After all of the files are successfully copied onto the robot, run the following command:

$ cd ~catkin_ws
$ catkin_make

Wait for the catkin_make to complete. After that has been complete, we are ready to run our complete setup for self supervised robotic grasping.

Running the Setup

To run the complete setup, 5 separate terminals are needed. We will be running 4 different python files on 4 different terminals, and the 5th terminal will be running the roscore.

Terminal 1

On the first terminal run the following command:

$ roscore

On this terminal, the roscore will start running. The roscore is what enables communication between the robot and the PC. Leave the roscore running on this terminal.

Terminal 2

On this terminal, run the following commands:

$ cd ~catkin_ws/src/tutorials
$ python3 OD_Script.py

A GUI window will popup. Click the 'Click to start Object Detection' button on the GUI, which will open your webcam and start running the YOLOv4 object detector on your webcam. This will also initiate the CNN prediction for objects that will be grasped. Again, leave this terminal running up.

Terminal 3

On this terminal, run the following commands:

$ cd ~catkin_ws/src/tutorials
$ rosrun tutorials nodeA.py

This will start up the ROS node on your PC for communication with your EV3 robot setup. Leave this terminal running as well.

Terminal 4

On this terminal, you will have to enter the robot using the following command:

$ ssh robot@ev3dev.local

Enter the password to access the robot.
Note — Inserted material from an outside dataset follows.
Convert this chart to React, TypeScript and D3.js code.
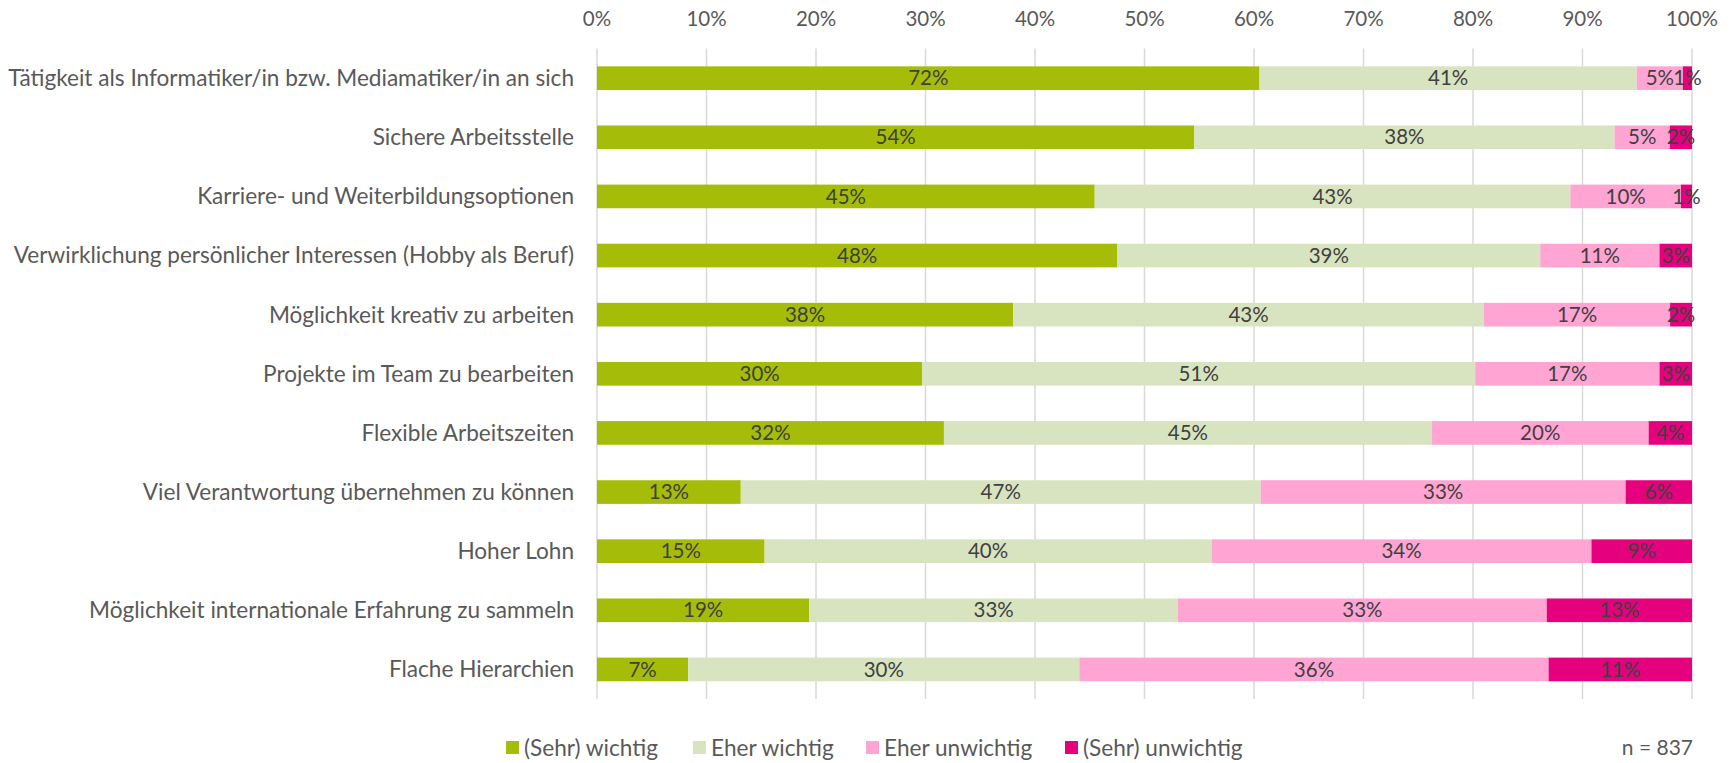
import React from 'react';
import * as d3 from 'd3';

const categories = [
  'Tätigkeit als Informatiker/in bzw. Mediamatiker/in an sich',
  'Sichere Arbeitsstelle',
  'Karriere- und Weiterbildungsoptionen',
  'Verwirklichung persönlicher Interessen (Hobby als Beruf)',
  'Möglichkeit kreativ zu arbeiten',
  'Projekte im Team zu bearbeiten',
  'Flexible Arbeitszeiten',
  'Viel Verantwortung übernehmen zu können',
  'Hoher Lohn',
  'Möglichkeit internationale Erfahrung zu sammeln',
  'Flache Hierarchien',
];

const seriesNames = ['(Sehr) wichtig', 'Eher wichtig', 'Eher unwichtig', '(Sehr) unwichtig'];
const colors = ['#a5bd09', '#d8e4bf', '#ffa4d3', '#e5007d'];

const sehrWichtig = [72, 54, 45, 48, 38, 30, 32, 13, 15, 19, 7];
const eherWichtig = [41, 38, 43, 39, 43, 51, 45, 47, 40, 33, 30];
const eherUnwichtig = [5, 5, 10, 11, 17, 17, 20, 33, 34, 33, 36];
const sehrUnwichtig = [1, 2, 1, 3, 2, 3, 4, 6, 9, 13, 11];

const ticks = [0, 0.1, 0.2, 0.3, 0.4, 0.5, 0.6, 0.7, 0.8, 0.9, 1];
const note = 'n = 837';

const W = 1732;
const H = 763;
const FONT = 'Lato, sans-serif';
const TEXT = '#595959';

export default function App() {
  const series = [sehrWichtig, eherWichtig, eherUnwichtig, sehrUnwichtig];
  const rows = categories.map((c, i) => {
    const vals = series.map((s) => s[i]);
    const total = d3.sum(vals);
    let acc = 0;
    return vals.map((v, k) => {
      const x0 = acc / total;
      acc += v;
      return { key: k, v, x0, x1: acc / total };
    });
  });

  const x = d3.scaleLinear().domain([0, 1]).range([597, 1692]);
  const y = d3.scaleBand().domain(categories).range([48.6, 699]).paddingInner(0.6).paddingOuter(0.3);

  const legendX = [506, 693, 866, 1065];
  const legendY = 748;

  return (
    <svg width={W} height={H} style={{ position: 'absolute', left: 0, top: 0, display: 'block' }} fontFamily={FONT}>
      <rect width={W} height={H} fill="#fff" />
      {ticks.map((t) => (
        <g key={t}>
          <line x1={x(t)} x2={x(t)} y1={48.6} y2={699} stroke="#d9d9d9" strokeWidth={1.5} />
          <text x={x(t)} y={19} dy="0.35em" textAnchor="middle" fontSize={20.5} fill={TEXT}>
            {d3.format('.0%')(t)}
          </text>
        </g>
      ))}
      {categories.map((c, i) => {
        const yy = y(c)!;
        const bw = y.bandwidth();
        return (
          <g key={c}>
            <text x={574} y={yy + bw / 2} dy="0.35em" textAnchor="end" fontSize={22.6} fill={TEXT}>
              {c}
            </text>
            {rows[i].map((d) => (
              <rect key={d.key} x={x(d.x0)} y={yy} width={x(d.x1) - x(d.x0)} height={bw} fill={colors[d.key]} />
            ))}
            {rows[i].map((d) => (
              <text
                key={'l' + d.key}
                x={(x(d.x0) + x(d.x1)) / 2}
                y={yy + bw / 2}
                dy="0.35em"
                textAnchor="middle"
                fontSize={20.5}
                fill="#404040"
              >
                {d.v}%
              </text>
            ))}
          </g>
        );
      })}
      {seriesNames.map((s, k) => (
        <g key={s}>
          <rect x={legendX[k]} y={legendY - 7} width={13} height={13} fill={colors[k]} />
          <text x={legendX[k] + 18} y={legendY} dy="0.35em" fontSize={22.6} fill={TEXT}>
            {s}
          </text>
        </g>
      ))}
      <text x={1693} y={legendY} dy="0.35em" textAnchor="end" fontSize={21} fill={TEXT}>
        {note}
      </text>
    </svg>
  );
}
After the robot has been successfully accessed, run the following commands:

$ cd ~catkin_ws/src/tutorials/scripts
$ python3 sample.py

This will run the 'Robot Control Center' on this terminal. What this means is that all of the robot's instructions and movements will be regulated via this terminal or node. Leave this terminal running again.

Terminal 5

On this terminal, you will once again have to enter the robot using the following command:

$ ssh robot@ev3dev.local

Enter the password to access the robot. After the robot has been successfully accessed, run the following commands:

$ cd ~catkin_ws/src/tutorials/scripts
$ rosrun tutorials test.py

This will run the ROS Node on the LEGO EV3 Robot to communicate with the PC.
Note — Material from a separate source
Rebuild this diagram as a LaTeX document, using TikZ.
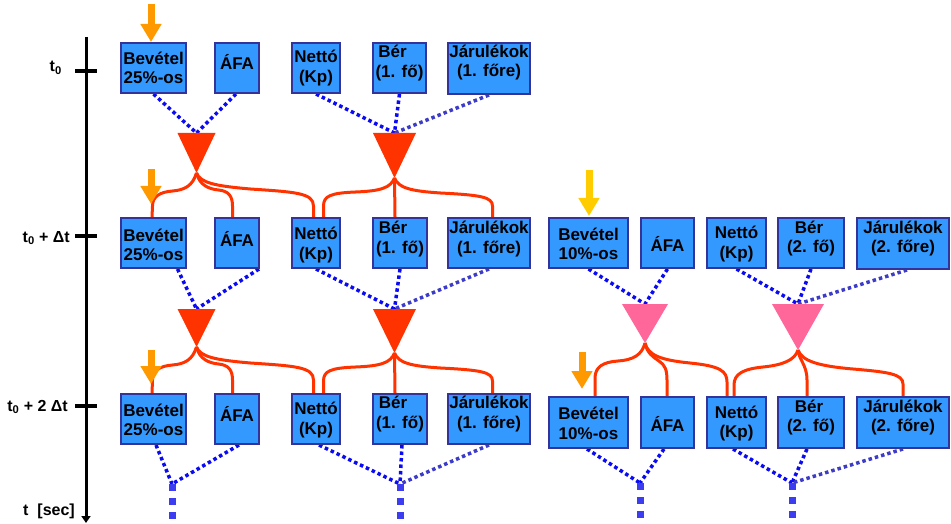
\documentclass[tikz,border=0pt]{standalone}
\usepackage{fontspec}
\setmainfont{Liberation Sans}
\usetikzlibrary{arrows.meta,calc,backgrounds}
\definecolor{boxfill}{HTML}{3399FF}
\definecolor{boxline}{HTML}{333399}
\definecolor{redc}{HTML}{FF3300}
\definecolor{pinkc}{HTML}{FF6699}
\definecolor{orangec}{HTML}{FF9900}
\definecolor{yellowc}{HTML}{FFCC00}
\definecolor{dotc}{HTML}{0A0AF5}
\definecolor{jdotc}{HTML}{3C3CC8}
\definecolor{sqc}{HTML}{3C3CF0}

% box: name x1 y1 x2 y2 text dy
\newcommand\bx[7]{%
  \node[box, minimum width={(#4-#2-2)*1pt}, minimum height={(#5-#3-2)*1pt}] (#1) at ({(#2+#4)/2},{(#3+#5)/2}) {};
  \node[boxtext] (#1-t) at ([yshift=#7pt]#1.center) {#6};}
% triangle: name cx ytop halfwidth yapex colour
\newcommand\mytri[6]{%
  \coordinate (#1t) at (#2,#3);
  \coordinate (#1a) at (#2,#5);
  \fill[#6] ($(#1t)+(-#4,0)$) -- ($(#1t)+(#4,0)$) -- (#1a) -- cycle;}
% left fan of wires: apex1 apex2 row prefix
\newcommand\leftfan[3]{%
  \begin{scope}[shift={(#1)}]
  \draw[wire] (#1) .. controls (-4,13) and (-12,17) .. (-24,18) .. controls (-36,19) and (-44,23) .. (-44,33) -- ([xshift=-1.5pt]#3bev.north);
  \draw[wire] (#1) .. controls (3,12) and (12,16) .. (22,17) .. controls (32,18) and (36,23) .. (36,33) -- ([xshift=-4.5pt]#3afa.north);
  \draw[wire] (#1) .. controls (4,10) and (19,13) .. (54,16) .. controls (99,19) and (117,20) .. (117,33) -- ([xshift=-2.5pt]#3net.north);
  \end{scope}
  \begin{scope}[shift={(#2)}]
  \draw[wire] (#2) .. controls (-4,10) and (-14,13) .. (-39,14) .. controls (-64,15) and (-71,18) .. (-71,28) -- ([xshift=7.5pt]#3net.north);
  \draw[wire] (#2) -- ([xshift=-5pt]#3ber.north);
  \draw[wire] (#2) .. controls (4,10) and (16,13) .. (46,15) .. controls (86,17) and (98,19) .. (98,28) -- ([xshift=3.5pt]#3jar.north);
  \end{scope}}

\begin{document}
\begin{tikzpicture}[x=1pt,y=-1pt,
  box/.style={draw=boxline,fill=boxfill,line width=2pt,inner sep=0pt,rectangle},
  boxtext/.style={font=\bfseries\fontsize{17}{19.5}\selectfont,align=center,inner sep=0pt},
  dots/.style={draw=dotc,line width=3.5pt,dash pattern=on 3.5pt off 3pt},
  jdots/.style={dots,draw=jdotc},
  sq/.style={draw=sqc,line width=7pt,dash pattern=on 7pt off 7pt},
  wire/.style={draw=redc,line width=3pt},
  fat/.style={line width=7pt,-{Triangle[width=20pt,length=18pt]}},
  lab/.style={font=\bfseries\fontsize{16}{19}\selectfont,anchor=base east,inner sep=0pt}]

\useasboundingbox (0,0) rectangle (951,524);

% time axis
\coordinate (axtop) at (86,37);
\coordinate (axbot) at (86,523);
\draw[line width=3pt,-{Triangle[width=9pt,length=7pt]}] (axtop) -- (axbot);
\foreach \n/\y in {k0/71,k1/236,k2/406}{
  \coordinate (\n) at (86,\y);
  \draw[line width=4pt] ([xshift=-11pt]\n) -- ([xshift=11pt]\n);}
\node[lab] (l0) at (62,72) {t\textsubscript{0}};
\node[lab] (l1) at (70,242) {t\textsubscript{0} + Δt};
\node[lab] (l2) at (68,411) {t\textsubscript{0} + 2 Δt};
\node[lab] (l3) at (75,515) {t\ \ [sec]};

% row 1
\bx{r1bev}{120}{42}{187}{94}{Bevétel\\25\%-os}{0}
\bx{r1afa}{214}{42}{260}{94}{ÁFA}{6}
\bx{r1net}{291}{42}{341}{94}{Nettó\\(Kp)}{0}
\bx{r1ber}{372}{42}{427}{94}{Bér\kern14pt\\(1. fő)}{5}
\bx{r1jar}{447}{42}{531}{95}{Járulékok\\(1. főre)}{6}

% row 2 left
\bx{r2bev}{120}{217}{187}{269}{Bevétel\\25\%-os}{-2}
\bx{r2afa}{214}{217}{260}{269}{ÁFA}{4}
\bx{r2net}{291}{217}{341}{269}{Nettó\\(Kp)}{-2}
\bx{r2ber}{372}{217}{428}{269}{Bér\kern14pt\\(1. fő)}{4}
\bx{r2jar}{447}{217}{531}{269}{Járulékok\\(1. főre)}{4}

% row 2 right
\bx{q2bev}{548}{217}{629}{269}{Bevétel\\10\%-os}{-1}
\bx{q2afa}{640}{217}{695}{269}{ÁFA}{-1}
\bx{q2net}{706}{217}{767}{269}{Nettó\\(Kp)}{-1}
\bx{q2ber}{777}{217}{845}{269}{Bér\kern4pt\\(2. fő)}{4.5}
\bx{q2jar}{856}{217}{950}{270}{Járulékok\\(2. főre)}{5}

% row 3 left
\bx{r3bev}{120}{393}{187}{445}{Bevétel\\25\%-os}{-1}
\bx{r3afa}{214}{393}{260}{445}{ÁFA}{5}
\bx{r3net}{291}{393}{341}{445}{Nettó\\(Kp)}{-1}
\bx{r3ber}{372}{393}{428}{445}{Bér\kern14pt\\(1. fő)}{5}
\bx{r3jar}{447}{393}{531}{445}{Járulékok\\(1. főre)}{5}

% row 3 right
\bx{q3bev}{548}{396}{629}{449}{Bevétel\\10\%-os}{-1}
\bx{q3afa}{640}{396}{695}{449}{ÁFA}{-1.5}
\bx{q3net}{706}{396}{767}{449}{Nettó\\(Kp)}{-1}
\bx{q3ber}{777}{396}{845}{449}{Bér\kern4pt\\(2. fő)}{5}
\bx{q3jar}{856}{396}{950}{449}{Járulékok\\(2. főre)}{5}

% triangles
\mytri{T1}{196.5}{133}{19}{173}{redc}
\mytri{T2}{394.5}{133}{21.5}{178}{redc}
\mytri{U1}{196.5}{309}{19}{347}{redc}
\mytri{U2}{394.5}{309}{21.5}{353}{redc}
\mytri{P1}{645}{304}{23}{343}{pinkc}
\mytri{P2}{798}{304}{26}{350}{pinkc}

\coordinate (J1) at (172,484);
\coordinate (J2) at (400,484);
\coordinate (K1) at (640,483);
\coordinate (K2) at (792,483);

\begin{scope}[on background layer]
% dotted inputs, row 1
\draw[dots] (r1bev.south) -- (T1t);
\draw[dots] ([xshift=-1pt]r1afa.south) -- (T1t);
\draw[dots] (r1net.south) -- (T2t);
\draw[dots] (r1ber.south) -- (T2t);
\draw[jdots] (r1jar.south) -- (T2t);
% row 2 left
\draw[dots] ([xshift=24pt]r2bev.south) -- (U1t);
\draw[dots] ([xshift=22pt]r2afa.south) -- (U1t);
\draw[dots] (r2net.south) -- (U2t);
\draw[dots] (r2ber.south) -- (U2t);
\draw[jdots] (r2jar.south) -- (U2t);
% row 2 right
\draw[dots] (q2bev.south) -- (P1t);
\draw[dots] (q2afa.south) -- (P1t);
\draw[dots] (q2net.south) -- (P2t);
\draw[dots] (q2ber.south) -- (P2t);
\draw[jdots] ([xshift=4pt]q2jar.south) -- (P2t);
% row 3 left
\draw[dots] ([xshift=2.5pt]r3bev.south) -- (J1);
\draw[dots] ([xshift=2pt]r3afa.south) -- (J1);
\draw[dots] ([xshift=3pt]r3net.south) -- (J2);
\draw[dots] ([xshift=2pt]r3ber.south) -- (J2);
\draw[jdots] (r3jar.south) -- (J2);
\draw[sq] (J1) -- ++(0,36);
\draw[sq] (J2) -- ++(0,36);
% row 3 right
\draw[dots] ([xshift=-1.5pt]q3bev.south) -- (K1);
\draw[dots] ([xshift=-3.5pt]q3afa.south) -- (K1);
\draw[dots] ([xshift=-3.5pt]q3net.south) -- (K2);
\draw[dots] ([xshift=-4pt]q3ber.south) -- (K2);
\draw[jdots] (q3jar.south) -- (K2);
\draw[sq] (K1) -- ++(0,36);
\draw[sq] (K2) -- ++(0,36);

% red wires
\leftfan{T1a}{T2a}{r2}
\leftfan{U1a}{U2a}{r3}
\begin{scope}[shift={(P1a)}]
\draw[wire] (P1a) .. controls (-3,12) and (-12,17) .. (-27,18) .. controls (-42,19) and (-50,24) .. (-50,35) -- ([xshift=6.5pt]q3bev.north);
\draw[wire] (P1a) .. controls (2,10) and (8,14) .. (14,18) .. controls (20,22) and (22,27) .. (22,37) -- ([xshift=-0.5pt]q3afa.north);
\draw[wire] (P1a) .. controls (3,12) and (15,17) .. (45,20) .. controls (75,23) and (82,28) .. (82,39) -- ([xshift=-9.5pt]q3net.north);
\end{scope}
\begin{scope}[shift={(P2a)}]
\draw[wire] (P2a) .. controls (-3,10) and (-15,15) .. (-35,17) .. controls (-55,19) and (-64,24) .. (-64,35) -- ([xshift=-2.5pt]q3net.north);
\draw[wire] (P2a) .. controls (1,10) and (9,15) .. (9,30) -- ([xshift=-4pt]q3ber.north);
\draw[wire] (P2a) .. controls (4,11) and (20,16) .. (55,19) .. controls (90,22) and (105,24) .. (105,34) -- (q3jar.north);
\end{scope}
\end{scope}

% fat input arrows
\draw[fat,orangec] ([xshift=-2.5pt,yshift=38pt]r1bev.north) -- ([xshift=-2.5pt]r1bev.north);
\draw[fat,orangec] ([xshift=-2.5pt,yshift=48pt]r2bev.north) -- ([xshift=-2.5pt,yshift=13pt]r2bev.north);
\draw[fat,yellowc] ([xshift=0.5pt,yshift=47pt]q2bev.north) -- ([xshift=0.5pt,yshift=1pt]q2bev.north);
\draw[fat,orangec] ([xshift=-2.5pt,yshift=43pt]r3bev.north) -- ([xshift=-2.5pt,yshift=9pt]r3bev.north);
\draw[fat,orangec] ([xshift=-6.5pt,yshift=44pt]q3bev.north) -- ([xshift=-6.5pt,yshift=7pt]q3bev.north);
\end{tikzpicture}
\end{document}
After all 5 nodes are running, the setup will look something like this:

Interfacing

Data Collection

If you have successfully completed all of the previous steps, your setup is complete and ready to run the complete setup and initiate data collection. To initiate, simply place an object below the grasping claw of the robot. The Ultrasonic sensor will detect the object and signal the PC that an object has been detected. The webcam will take a picture of the object, run the CNN on it, obtain a prediction of the optimal grasping angle, and send it back to the robot. The robot will then attempt a grasp with that particular angle, and determine whether it was a success or not. This grasp feedback will then be sent back to the PC, and the image will be saved in the directory 'CNN Training/Training Images'. The image names will encode all of the relevant information about that particular image. The first number in the name of the image will be either a 0 or a 1. This signals whether this particular grasp was successful or not. The next number is the angle of grasp divided by 10. For example, if the image is named '0_11_train_img_10.png', this means that this particular grasp was unsuccessful, and the grasp angle was 11 * 10 = 110 degrees. Hence, the image name in itself encodes information about the grasp. Some example images have been saved in this github repository under the 'CNN Training/ Training Images' folder.

Dataset Multiplication

FAQs and Troubleshooting

  • When I click the 'Click to start Object Detection' button, I get an error.
    • On the PC, open the file 'catkin_ws/src/tutorials/OD_Script.py'. Here on line 41, notice the code cap = cv2.VideoCapture(0). Try changing this value from 0 to 1,2,3.. etc.